Un instant, Stiv demeura perplexe. Il tremblait si fort que Bran sentit son sang perler sous la vibration du poignard. Et l’odeur infecte qu’il répandait ne trompait pas non plus, il puait la peur. « Hé, toi, apostropha-t-il Robb, t’as bien un nom ?

— Je suis Robb Stark, l’héritier de Winterfell.

— Et çui-là, c’ ton frère ?

— Oui.

— S’tu veux qu’ vive, fais ce que j’ dis. Démonte. »

Une seconde, Robb hésita puis, posément, se résolut à mettre pied à terre et attendit, l’épée au poing.

« A présent, tue ces maudites bêtes. »

Robb ne bougea pas.

« Tue-les. C’est eux ou le gosse.

— Non ! » s’écria Bran, persuadé qu’une fois les loups morts Stiv les tuerait à leur tour tous deux.

De sa main libre, celui-ci l’empoigna par les cheveux et les lui tordit jusqu’à le faire sangloter. « La ferme, estropié, t’entends ? » Il accentua la torsion. «T’entends ? »

Une espèce de pincement grave, derrière, dans les fourrés, et Stiv émit un hoquet soufflé, tandis qu’un bon pan de dard acéré lui crevait, devant, la poitrine. Une flèche. D’un rouge aussi éclatant que si on l’avait peinte.

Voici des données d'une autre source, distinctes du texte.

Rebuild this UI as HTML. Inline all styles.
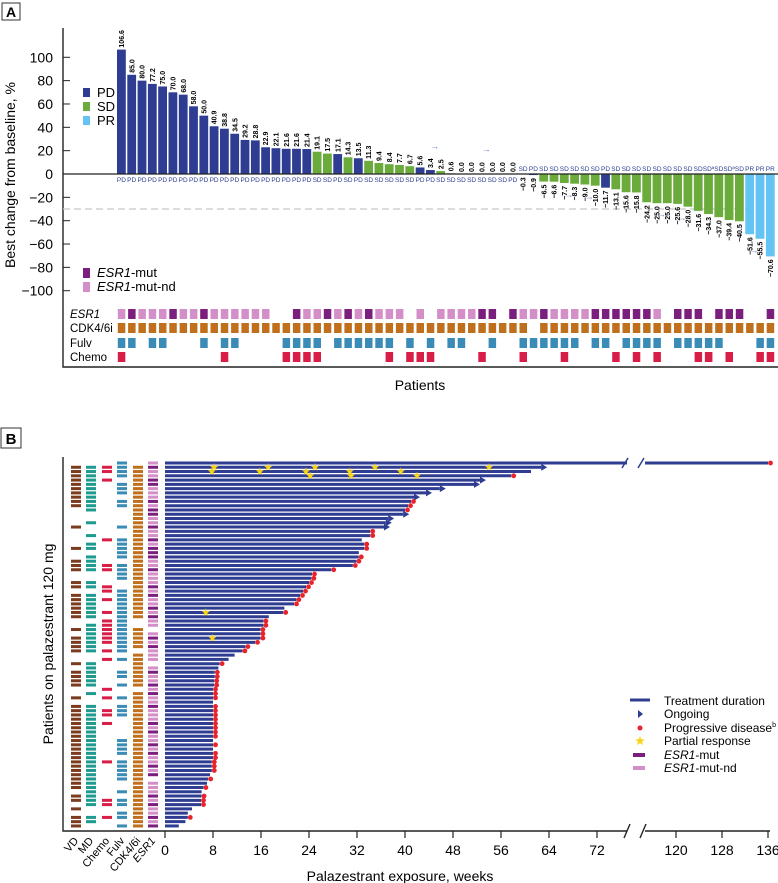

Et le poignard cessa d’oppresser la gorge de Bran, pendant que le chauve titubait quelques secondes avant de s’effondrer, face la première, dans le torrent qui, sous les yeux agrandis de l’enfant, emporta au fil capricieux du courant les débris de la flèche et des bulles de vie.

En voyant les gardes émerger du couvert, l’épée dégainée, Osha lança à l’entour un regard affolé puis, jetant sa pique, « Grâce, messire », dit-elle à Robb.

Les hommes de Père firent une drôle de tête en découvrant le spectacle. Ils n’osaient trop regarder les loups, et, lorsqu’Eté se réattabla devant le cadavre de Hali, Joseth laissa choir son arme et, d’un pas chancelant, gagna le sous-bois pour vomir. En émergeant de derrière un arbre, mestre Luwin lui-même sembla révulsé, du moins quelques secondes, et puis, branlant du chef, il pataugea péniblement jusqu’auprès de Bran. « Tu es blessé ?

— A la jambe, mais je n’ai rien senti. »

Comme le vieux s’agenouillait pour examiner la plaie, le petit tourna la tête et aperçut Theon Greyjoy qui, debout sous un vigier, souriait, son arc à la main. Ce sourire sempiternel… Une demi-douzaine de flèches gisait à ses pieds, sur le sol moussu, mais une seule avait suffi. « Beau à voir, énonça-t-il, un ennemi mort.

— Jon le disait toujours, que tu es un con ! riposta Robb à pleine voix. Je devrais t’enchaîner dans la cour et laisser Bran un peu s’entraîner à tirer sur toi.